I know that Isaiah’s vision is beautiful but seems entirely unreasonable. It’s impossible, right? Instead it’s easier just to normalize sadness and exhaustion and defeat and say it will never get any better. It’s easier to normalize violence and hate and scarcity of resources than it is to truly listen to and get to know the other and share with all. It’s easier to normalize tearing down other people if it makes us feel better for even a small moment. It’s easier to normalize corruption and empty promises than it is to demand our government and our leaders live up to a higher standard. It’s easier to focus on how you look, or what your house looks like than it is to say that what’s truly important is how you act towards others and the state of your soul. It’s easier to normalize groups whose main object is vilifying those who are different when what they say echoes the darkest corners of our own anxieties and fears.

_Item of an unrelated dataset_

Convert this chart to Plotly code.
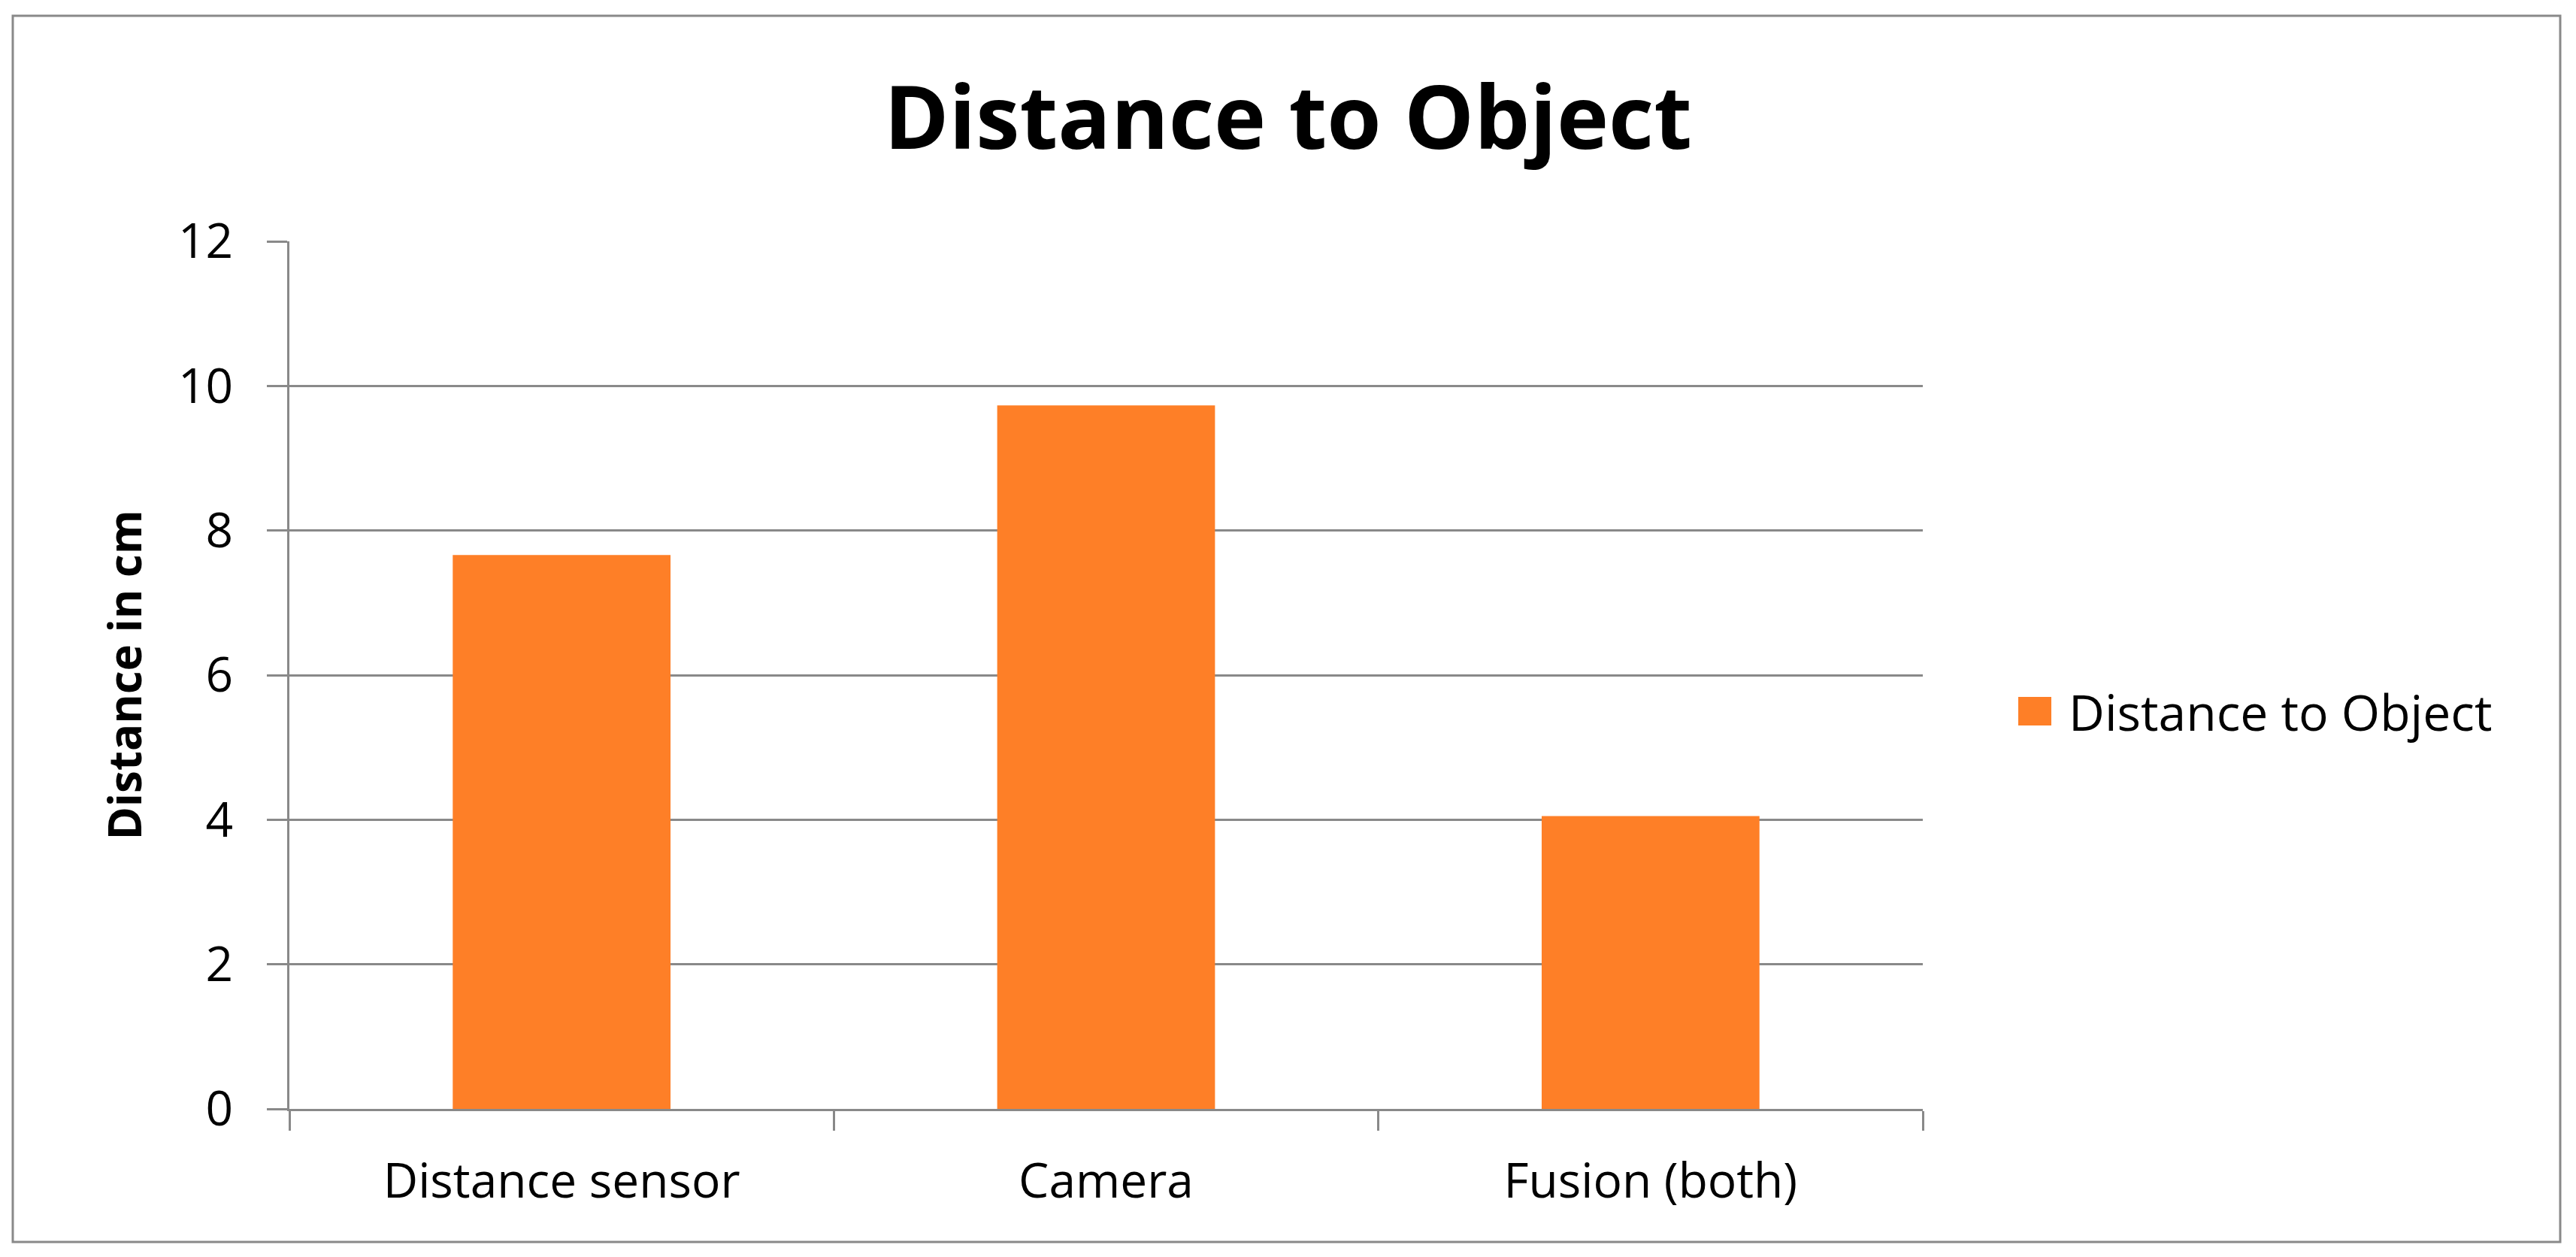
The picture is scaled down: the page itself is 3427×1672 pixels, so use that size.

But this is exactly what we must not do. Because none of that is normal. None of that is helpful. None of that feeds us or sustains us. None of that keeps us awake and alive. None of that is of God or helps us to connect with God. Instead we must work to normalize Isaiah’s vision. We must work so that Isaiah’s vision seems not only possible but probable. A world where love, forgiveness, grace, mercy, healing, justice, and inclusion are lived out. This is what should keep us awake and restless, the work of normalizing and striving for Isaiah’s vision.

I do not know if we will ever make it up to that beautiful mountain and if I am honest I know that I am still not anywhere near turning my own personal versions of swords and guns and knives into implements that seek to serve and feed others. But I do know this, if I can’t keep that vision of peace and hope in front of me, if I can’t challenge myself to live into that worldview, if I can’t see God waiting up that mountain for me to get climbing, then it will be easier and easier to normalize and okay despair and death and violence. Until I am truly asleep.

This blessing will not fix you, will not mend you, will not give you false comfort; it will not talk to you about one door opening when another one closes.

It will simply sit itself beside you among the shards and gently turn your face toward the direction from which the light will come, gathering itself about you as the world begins again.

The world is ending yes, it is always ending somewhere. But so is it also about to begin again, with the birth of an impossible, unexpected child, who we wait restlessly for. It begins again with the God who is present with us and implores us to stay awake. It begins again with a vision of what could be, as ridiculous and impossible as it seems. So let us bless one another and the world, let us sit with each other barely able to hold still in our chairs. Let us turn our faces towards the light, towards hope, as it begins to dawn, one candle at a time. Amen.